Even though he didn’t realise it, his remark sent my mind down a totally different route. Shivering all over, I once again started questioning the effectiveness of the vaccine.
Were there any grounds for doubt at this point? Given the information I had about the plague, if the vaccine didn’t work, the two of them would have been suffering at least some of the early s
ymptoms by now. Every evening, before falling into unconsciousness, I breathed a sigh of relief that they were both alright.
The same couldn’t be said about others. There were people sneezing and blowing their noses all around us. At the B&B reception, in the rooms next to us, in restaurants and on buses, other trip goers had red eyes and chafed noses.
When would someone finally be struck by such a high number of illnesses? When would someone realise that it wasn’t an average cold or flu?

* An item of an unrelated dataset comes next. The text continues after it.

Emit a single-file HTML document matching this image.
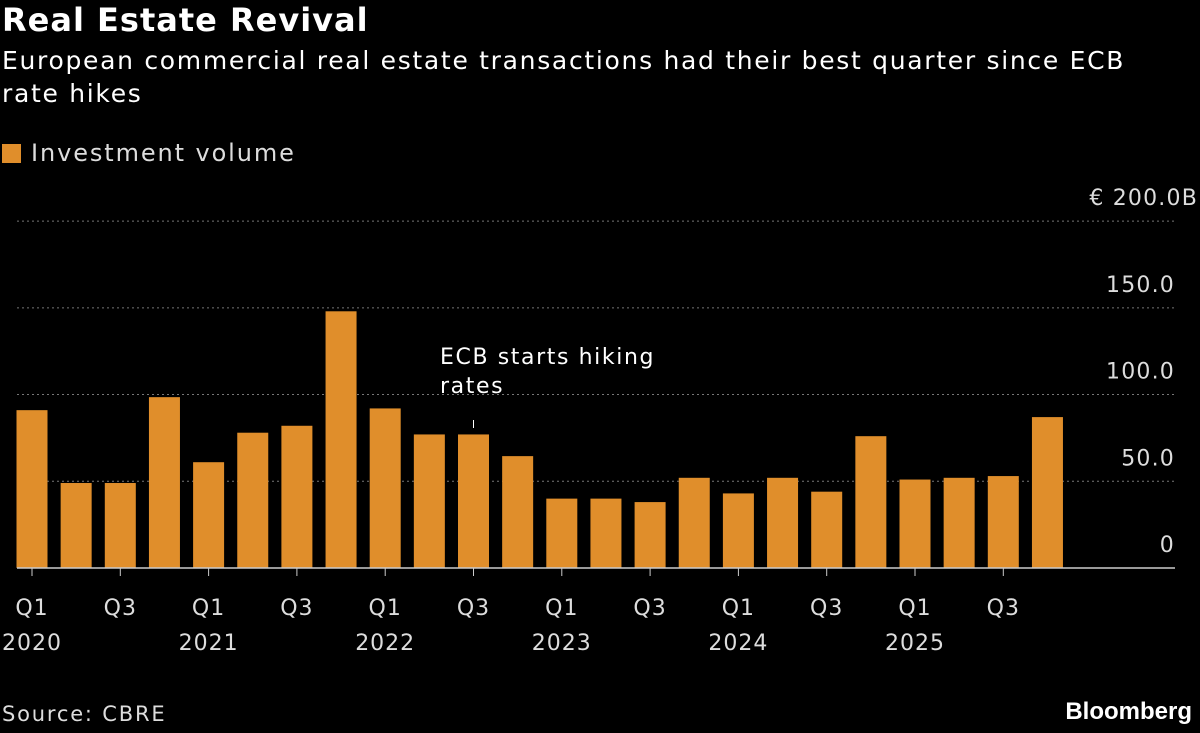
<!DOCTYPE html>
<html><head><meta charset="utf-8"><style>
body{margin:0;background:#000;width:1200px;height:733px;overflow:hidden;font-family:"DejaVu Sans",sans-serif;color:#fff}
.t{position:absolute;left:2px;top:1px;font-size:32px;font-weight:bold;letter-spacing:1px}
.s{position:absolute;left:2px;top:44px;font-size:25px;line-height:33px;width:1160px;letter-spacing:1.7px}
.lg{position:absolute;left:2px;top:139px;font-size:24px;color:#ddd;letter-spacing:1.9px}
.lg span{display:inline-block;width:19px;height:19px;background:#e08e2b;margin-right:10px;vertical-align:-2px}
.src{position:absolute;left:2px;top:702px;font-size:21px;color:#ddd;letter-spacing:1.8px}
.bb{position:absolute;right:8px;top:698px;font-size:24px;font-weight:bold;font-family:"Liberation Sans",sans-serif}
svg{position:absolute;left:0;top:0}
</style></head><body>
<div class="t">Real Estate Revival</div>
<div class="s">European commercial real estate transactions had their best quarter since ECB rate hikes</div>
<div class="lg"><span></span>Investment volume</div>
<div class="src">Source: CBRE</div>
<div class="bb">Bloomberg</div>
<svg id="c" width="1200" height="733"></svg>
<script>
const categories=["Q1 2020","Q2 2020","Q3 2020","Q4 2020","Q1 2021","Q2 2021","Q3 2021","Q4 2021","Q1 2022","Q2 2022","Q3 2022","Q4 2022","Q1 2023","Q2 2023","Q3 2023","Q4 2023","Q1 2024","Q2 2024","Q3 2024","Q4 2024","Q1 2025","Q2 2025","Q3 2025","Q4 2025"];
const values=[91,49,49,98.5,61,78,82,148,92,77,77,64.5,40,40,38,52,43,52,44,76,51,52,53,87];
const yTicks=[0,50,100,150,200];
const yTickLabels=["0","50.0","100.0","150.0","€ 200.0B"];
const xLabels=[["Q1","2020"],["Q3",""],["Q1","2021"],["Q3",""],["Q1","2022"],["Q3",""],["Q1","2023"],["Q3",""],["Q1","2024"],["Q3",""],["Q1","2025"],["Q3",""]];
const svg=document.getElementById('c');const NS="http://www.w3.org/2000/svg";
const FF="DejaVu Sans, sans-serif";
function y(v){return 568-v*1.7345;}
function x(i){return 32+i*44.15;}
function mk(t,a,txt){const e=document.createElementNS(NS,t);for(const k in a)e.setAttribute(k,a[k]);if(txt!==undefined)e.textContent=txt;svg.appendChild(e);return e;}
yTicks.forEach((v,i)=>{
 if(v>0){const g=mk('line',{x1:17,x2:1175,y1:y(v),y2:y(v),stroke:'#777','stroke-dasharray':'2,3'});
 
 }
 const t=mk('text',{x:1175,y:y(v)-16,'text-anchor':'end','font-size':22,fill:'#ddd','font-family':FF,'letter-spacing':1.2},yTickLabels[i]);
 if(i==4)t.setAttribute('x',1198);
 
 
});
values.forEach((v,i)=>{
 const r=mk('rect',{x:x(i)-15.5,y:y(v),width:31,height:568-y(v),fill:'#e08e2b'});
 
 
});
const ax=mk('line',{x1:17,x2:1175,y1:568,y2:568,stroke:'#ccc','stroke-width':1.5});


xLabels.forEach((l,j)=>{
 const i=j*2;
 const tk=mk('line',{x1:x(i),x2:x(i),y1:568,y2:576,stroke:'#ccc'});
 
 
 const t=mk('text',{x:x(i),y:615,'text-anchor':'middle','font-size':22,fill:'#ddd','font-family':FF,'letter-spacing':1},l[0]);
 
 
 if(l[1]){const t2=mk('text',{x:x(i),y:650,'text-anchor':'middle','font-size':22,fill:'#ddd','font-family':FF,'letter-spacing':1},l[1]);
 
 }
});
const an=mk('text',{x:440,y:364,'font-size':22,fill:'#fff','font-family':FF,'letter-spacing':1.6});


an.innerHTML='<tspan x="440">ECB starts hiking</tspan><tspan x="440" dy="29">rates</tspan>';
const al=mk('line',{x1:x(10),x2:x(10),y1:420,y2:428,stroke:'#fff'});


</script>
</body></html>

At the end of our second week in New Zealand, we finally arrived in Rotorua, where, according to our official plans, we were going to stay for eight days. Back in Perth I’d persuaded Dad to use this place as our base, that instead of travelling from one B&B to another, we could always just come back here. Luckily, this city had plenty of Maori culture and geothermal water, so there was always something to explore and experience.
Frank
This must be the first real holiday I’ve had since emigrating to Australia over thirty years ago. Any trips outside the country were always reserved for visiting Czechia to see my family so I could partially chase away the guilt I felt for abandoning them, or for the sort of holiday that would satisfy a small child or young lady overflowing with energy. Sure, I used to go on weekend fishing trips with Wyatt, or to the Australian bush or a beach house with Connie. But now, after all this time, I felt like this New Zealand trip was made to suit me. Once again I wished I had kept all those alluring leaflets about this country I’d been getting in the mailbox this last year.
If I had any reason to think that Constance or Ruby were bored and the trips and walks weren’t their kind of thing, I would have conformed and come up with a different programme. But everybody was happy. I only wished I had at least five more pairs of eyes to look at everything fully and enjoy it, and several times I’d even caught myself whistling in the shower. My daughter often looked deep in thought, and she didn’t mention work once, which I took for a good sign. And Ruby often exclaimed: “Mummy! Grampa!” as she was excitedly pointing at Kea parrots, purple kekeru pigeons or blue ducks. Everything was interesting in her eyes. I was glad that, like Connie, she loved nature and preferred to spend her time out in the world, rather than at home with toys or the TV.